_Short problem_
Pictures stay out of the copy; set down each line of the listing below exactly.

_Data section_
============================================================

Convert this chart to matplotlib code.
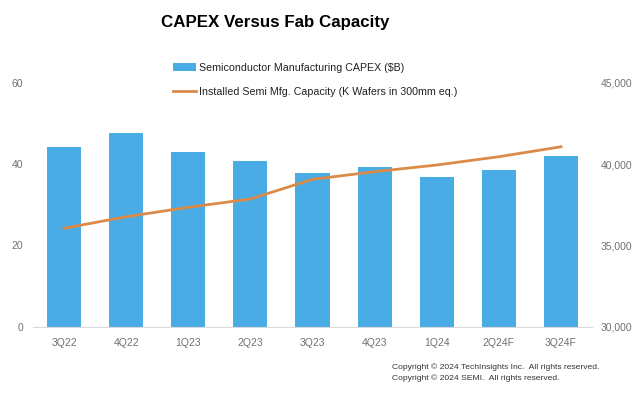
import matplotlib
matplotlib.use("Agg")
import matplotlib.pyplot as plt
from matplotlib.ticker import FuncFormatter

plt.rcParams["font.family"] = ["Liberation Sans", "DejaVu Sans"]

categories = ["3Q22", "4Q22", "1Q23", "2Q23", "3Q23", "4Q23", "1Q24", "2Q24F", "3Q24F"]
capex = [44.1, 47.7, 42.9, 40.8, 37.7, 39.3, 36.7, 38.5, 42.0]
capacity = [36050, 36760, 37340, 37850, 39060, 39530, 39940, 40450, 41060]
left_ticks = [0, 20, 40, 60]
right_ticks = [30000, 35000, 40000, 45000]

bar_color = "#4AACE5"
line_color = "#DB8A48"
tick_color = "#707070"

fig = plt.figure(figsize=(6.39, 3.93), dpi=100)
ax = fig.add_axes([33/639, 1-326.7/393, (592-33)/639, (326.7-82.7)/393])
x = list(range(len(categories)))
bars = ax.bar(x, capex, width=0.55, color=bar_color, zorder=2,
              label="Semiconductor Manufacturing CAPEX ($B)")
ax.set_ylim(0, 60)
ax.set_xlim(-0.5, len(categories) - 0.5)
ax.set_yticks(left_ticks)
ax.set_xticks(x)
ax.set_xticklabels(categories)
for s in ["top", "right", "left"]:
    ax.spines[s].set_visible(False)
ax.spines["bottom"].set_color("#D9D9D9")
ax.tick_params(axis="both", length=0, labelsize=7.5, colors=tick_color, pad=8)
ax.tick_params(axis="y", pad=7)

ax2 = ax.twinx()
ln, = ax2.plot(x, capacity, color=line_color, lw=2.0, zorder=3,
               label="Installed Semi Mfg. Capacity (K Wafers in 300mm eq.)")
ax2.set_ylim(30000, 45000)
ax2.set_yticks(right_ticks)
ax2.yaxis.set_major_formatter(FuncFormatter(lambda v, p: f"{int(v):,}"))
for s in ["top", "right", "left", "bottom"]:
    ax2.spines[s].set_visible(False)
ax2.tick_params(axis="y", length=0, labelsize=7.5, colors=tick_color, pad=6)

fig.text(275/639, 1-22/393, "CAPEX Versus Fab Capacity", ha="center", va="center",
         fontsize=12.2, fontweight="bold")

fig.legend(handles=[bars, ln], loc="upper left", bbox_to_anchor=(163/639, 1-53/393),
           frameon=False, fontsize=7.7, handlelength=2.2, handletextpad=0.3,
           labelspacing=1.3, labelcolor="#222222")

fig.text(392/639, 1-367/393, "Copyright \u00a9 2024 TechInsights Inc.  All rights reserved.",
         fontsize=6.1, color="#333333", va="center", ha="left")
fig.text(392/639, 1-378/393, "Copyright \u00a9 2024 SEMI.  All rights reserved.",
         fontsize=6.1, color="#333333", va="center", ha="left")

fig.savefig("out.png", dpi=100)
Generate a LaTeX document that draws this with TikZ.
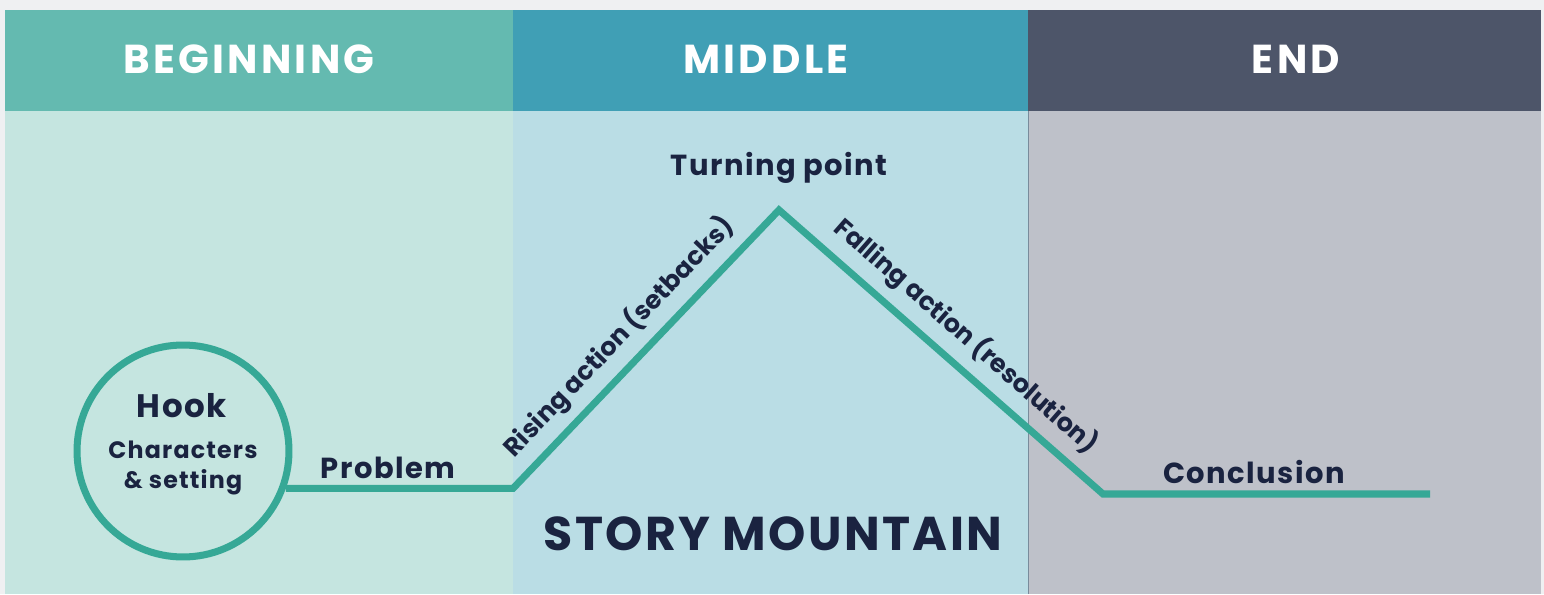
\documentclass[tikz,border=0pt]{standalone}
\usepackage{fontspec}
\setmainfont{Poppins}
\newfontfamily\wideface{Poppins}[LetterSpace=8]
\newfontfamily\midface{Poppins}[LetterSpace=5]
\definecolor{topgray}{HTML}{EFF0F2}
\definecolor{headA}{HTML}{64BAB0}
\definecolor{headB}{HTML}{409FB5}
\definecolor{headC}{HTML}{4D5569}
\definecolor{bodyA}{HTML}{C5E5E0}
\definecolor{bodyB}{HTML}{BADDE5}
\definecolor{bodyC}{HTML}{BEC1C9}
\definecolor{trail}{HTML}{36A896}
\definecolor{ink}{HTML}{1A2340}

\tikzset{
  head/.style={text=white, font=\wideface\fontsize{23}{26}\selectfont\bfseries},
  label/.style={text=ink, font=\midface\fontsize{16.5}{19}\selectfont\bfseries},
  slope/.style={text=ink, font=\fontsize{14.5}{17}\selectfont\bfseries},
  small/.style={text=ink, font=\midface\fontsize{13.5}{17}\selectfont\bfseries, align=center},
}

\begin{document}
\begin{tikzpicture}[x=0.02cm, y=-0.02cm]

        % page and the three columns
        \fill[topgray] (0,0) rectangle (1544,594);
        \fill[headA] (5,10) rectangle (513,111);
        \fill[headB] (513,10) rectangle (1028,111);
        \fill[headC] (1028,10) rectangle (1541,111);
        \fill[bodyA] (5,111) rectangle (513,594);
        \fill[bodyB] (513,111) rectangle (1028,594);
        \fill[bodyC] (1028,111) rectangle (1541,594);
        \draw[headC!60!bodyB, line width=0.5pt] (1028,111) -- (1028,594);

        \begin{scope}[every node/.style={head}]
          \node (beg) at (249,59) {BEGINNING};
          \node (mid) at (766,59) {MIDDLE};
          \node (end) at (1296,59) {END};
        \end{scope}

        % the mountain path
        \node (hook) [circle, draw=trail, line width=4pt, minimum size=4.24cm] at (183,451) {};
        \coordinate (1) at (513,488);
        \coordinate (2) at (779,210);
        \coordinate (3) at (1103,494);
        \coordinate (4) at (1430,494);
        \draw[trail, line width=4pt, line join=miter]
          (hook.-20) -- (1 |- hook.-20) -- (2) -- (3) -- (4);

        \begin{scope}[every node/.style={label}]
          \node (h) [font=\midface\fontsize{18.5}{21}\selectfont\bfseries] at (182,406) {Hook};
          \node (p) at (388,468) {Problem};
          \node (t) at (779,168) {Turning point};
          \node (c) at (1254,472) {Conclusion};
        \end{scope}
        \begin{scope}[every node/.style={slope}]
          \node (r) [rotate=46.3] at (619,337) {Rising action (setbacks)};
          \node (f) [rotate=-41.2] at (966,336) {Falling action (resolution)};
        \end{scope}
        \node (cs) [small] at (183,468) {Characters\\\& setting};
        \node (title) [text=ink, font=\midface\fontsize{27}{32}\selectfont\bfseries]
          at (773,534) {STORY MOUNTAIN};

      \end{tikzpicture}
\end{document}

============================================================

_Answer to the task_
Convert this chart to matplotlib code.
import matplotlib
matplotlib.use("Agg")
import matplotlib.pyplot as plt
from matplotlib.ticker import FuncFormatter

plt.rcParams["font.family"] = ["Liberation Sans", "DejaVu Sans"]

categories = ["3Q22", "4Q22", "1Q23", "2Q23", "3Q23", "4Q23", "1Q24", "2Q24F", "3Q24F"]
capex = [44.1, 47.7, 42.9, 40.8, 37.7, 39.3, 36.7, 38.5, 42.0]
capacity = [36050, 36760, 37340, 37850, 39060, 39530, 39940, 40450, 41060]
left_ticks = [0, 20, 40, 60]
right_ticks = [30000, 35000, 40000, 45000]

bar_color = "#4AACE5"
line_color = "#DB8A48"
tick_color = "#707070"

fig = plt.figure(figsize=(6.39, 3.93), dpi=100)
ax = fig.add_axes([33/639, 1-326.7/393, (592-33)/639, (326.7-82.7)/393])
x = list(range(len(categories)))
bars = ax.bar(x, capex, width=0.55, color=bar_color, zorder=2,
              label="Semiconductor Manufacturing CAPEX ($B)")
ax.set_ylim(0, 60)
ax.set_xlim(-0.5, len(categories) - 0.5)
ax.set_yticks(left_ticks)
ax.set_xticks(x)
ax.set_xticklabels(categories)
for s in ["top", "right", "left"]:
    ax.spines[s].set_visible(False)
ax.spines["bottom"].set_color("#D9D9D9")
ax.tick_params(axis="both", length=0, labelsize=7.5, colors=tick_color, pad=8)
ax.tick_params(axis="y", pad=7)

ax2 = ax.twinx()
ln, = ax2.plot(x, capacity, color=line_color, lw=2.0, zorder=3,
               label="Installed Semi Mfg. Capacity (K Wafers in 300mm eq.)")
ax2.set_ylim(30000, 45000)
ax2.set_yticks(right_ticks)
ax2.yaxis.set_major_formatter(FuncFormatter(lambda v, p: f"{int(v):,}"))
for s in ["top", "right", "left", "bottom"]:
    ax2.spines[s].set_visible(False)
ax2.tick_params(axis="y", length=0, labelsize=7.5, colors=tick_color, pad=6)

fig.text(275/639, 1-22/393, "CAPEX Versus Fab Capacity", ha="center", va="center",
         fontsize=12.2, fontweight="bold")

fig.legend(handles=[bars, ln], loc="upper left", bbox_to_anchor=(163/639, 1-53/393),
           frameon=False, fontsize=7.7, handlelength=2.2, handletextpad=0.3,
           labelspacing=1.3, labelcolor="#222222")

fig.text(392/639, 1-367/393, "Copyright \u00a9 2024 TechInsights Inc.  All rights reserved.",
         fontsize=6.1, color="#333333", va="center", ha="left")
fig.text(392/639, 1-378/393, "Copyright \u00a9 2024 SEMI.  All rights reserved.",
         fontsize=6.1, color="#333333", va="center", ha="left")

fig.savefig("out.png", dpi=100)
Generate a LaTeX document that draws this with TikZ.
\documentclass[tikz,border=0pt]{standalone}
\usepackage{fontspec}
\setmainfont{Poppins}
\newfontfamily\wideface{Poppins}[LetterSpace=8]
\newfontfamily\midface{Poppins}[LetterSpace=5]
\definecolor{topgray}{HTML}{EFF0F2}
\definecolor{headA}{HTML}{64BAB0}
\definecolor{headB}{HTML}{409FB5}
\definecolor{headC}{HTML}{4D5569}
\definecolor{bodyA}{HTML}{C5E5E0}
\definecolor{bodyB}{HTML}{BADDE5}
\definecolor{bodyC}{HTML}{BEC1C9}
\definecolor{trail}{HTML}{36A896}
\definecolor{ink}{HTML}{1A2340}

\tikzset{
  head/.style={text=white, font=\wideface\fontsize{23}{26}\selectfont\bfseries},
  label/.style={text=ink, font=\midface\fontsize{16.5}{19}\selectfont\bfseries},
  slope/.style={text=ink, font=\fontsize{14.5}{17}\selectfont\bfseries},
  small/.style={text=ink, font=\midface\fontsize{13.5}{17}\selectfont\bfseries, align=center},
}

\begin{document}
\begin{tikzpicture}[x=0.02cm, y=-0.02cm]

        % page and the three columns
        \fill[topgray] (0,0) rectangle (1544,594);
        \fill[headA] (5,10) rectangle (513,111);
        \fill[headB] (513,10) rectangle (1028,111);
        \fill[headC] (1028,10) rectangle (1541,111);
        \fill[bodyA] (5,111) rectangle (513,594);
        \fill[bodyB] (513,111) rectangle (1028,594);
        \fill[bodyC] (1028,111) rectangle (1541,594);
        \draw[headC!60!bodyB, line width=0.5pt] (1028,111) -- (1028,594);

        \begin{scope}[every node/.style={head}]
          \node (beg) at (249,59) {BEGINNING};
          \node (mid) at (766,59) {MIDDLE};
          \node (end) at (1296,59) {END};
        \end{scope}

        % the mountain path
        \node (hook) [circle, draw=trail, line width=4pt, minimum size=4.24cm] at (183,451) {};
        \coordinate (1) at (513,488);
        \coordinate (2) at (779,210);
        \coordinate (3) at (1103,494);
        \coordinate (4) at (1430,494);
        \draw[trail, line width=4pt, line join=miter]
          (hook.-20) -- (1 |- hook.-20) -- (2) -- (3) -- (4);

        \begin{scope}[every node/.style={label}]
          \node (h) [font=\midface\fontsize{18.5}{21}\selectfont\bfseries] at (182,406) {Hook};
          \node (p) at (388,468) {Problem};
          \node (t) at (779,168) {Turning point};
          \node (c) at (1254,472) {Conclusion};
        \end{scope}
        \begin{scope}[every node/.style={slope}]
          \node (r) [rotate=46.3] at (619,337) {Rising action (setbacks)};
          \node (f) [rotate=-41.2] at (966,336) {Falling action (resolution)};
        \end{scope}
        \node (cs) [small] at (183,468) {Characters\\\& setting};
        \node (title) [text=ink, font=\midface\fontsize{27}{32}\selectfont\bfseries]
          at (773,534) {STORY MOUNTAIN};

      \end{tikzpicture}
\end{document}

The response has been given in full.